Described as a Japanese-created supercomputer in pill form — a thing so new and off-radar that it can’t be discussed online; only purchased from a guy in back of the PayLess store — the Squip is the device that makes possible the supercharged transition from insecure, socially awkward, self-doubting normal teenager, to fully accepted member of an instantaneous In Crowd.
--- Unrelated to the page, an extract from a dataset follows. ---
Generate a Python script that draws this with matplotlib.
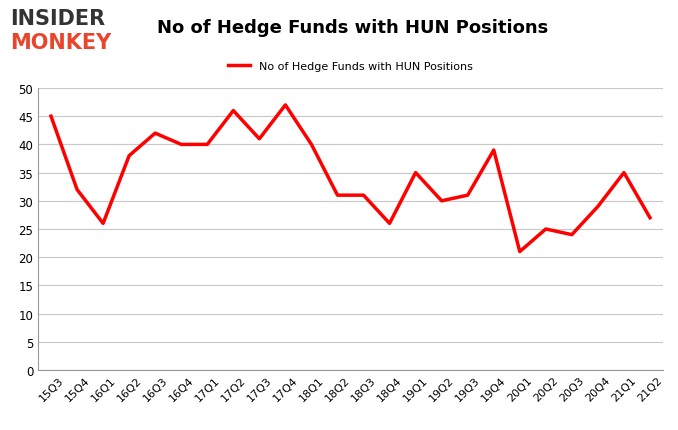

An internalized mentor and slick spirit-guide that knows all the answers — and an uncharted portal into a scarier hive-mind mentality — the Squip proves irresistible to Jeremy (Will Connolly of Broadway’s Once), a shy kid whose only friend is fellow gaming geek Michael (George Salazar of the 2011 Godspell revival), and whose dad (fellow Once-ler Paul Whitty) hasn’t bothered to put on pants since Jeremy’s mom walked out on her family.

Guided and goaded by Eric William Morris (Mamma Mia!) as the duster-coated personification of The Squip, Jeremy injects himself into a group that includes diminutive bully Rich (Gerard Canonico of Spring Awakening and American Idiot), jock Jake (Jake Boyd of Rock of Ages) and spite-sexing Chloe (Katlyn Carlson). It’s a journey that somehow brings him no closer to winning a date with theater hopeful Christine (Stephanie Hsu) — even as it threatens the loss of his soul, his sanity, and his sincere connections to the people who truly care about him.

It’s all put forth with a score of fun and clever songs — a fun time tempered with the knowledge of author Vizzini’s tragic real-life struggle with depression — and a cast of twentysomethings who convincingly conjure the vulnerable kids curled up inside the cool-crowd trappings. Well paced by director Brackett (and reinforced with the aural/visual punch of Tyler Micoleau’s lights and Zachary Williamson’s sound design), the show’s vibe sometimes veers toward the sci-fi-musical turf staked out by the likes of Little Shop of Horrors — only minus the retro camp factor, and with an underlying story that runs a bit more deeply genuine than most Shop-inspired Fringe Festival sort of fare.

Performing arrangements by Charlie Rosen, a strong six-piece band led by Nathan Dame lends real bite to the two Joes’ songs; a collection that mixes some savvy and cynical ensemble numbers (“Upgrade;” the SmartPhone-driven “Rich Set a Fire”) with standout character solos like Dad’s “Pants Song,” Christine’s sweetly irresistible “I Love Play Rehearsal,” and Salazar’s showstopping turn with the spurned-friend lament “Michael in the Bathroom.” It’s a strong capper as well to a pivotal slate of homegrown productions from TRTC; a possible candidate for greater exposure in the big stagescape beyond Red Bank, and a real bid for the attentions of a younger theatergoing audience. Catch it now, kids — because next year at this time Two River will be staging a version of the sentimental I Remember Mama, in which all parts (women, men, children) will be portrayed by actresses over the age of 65.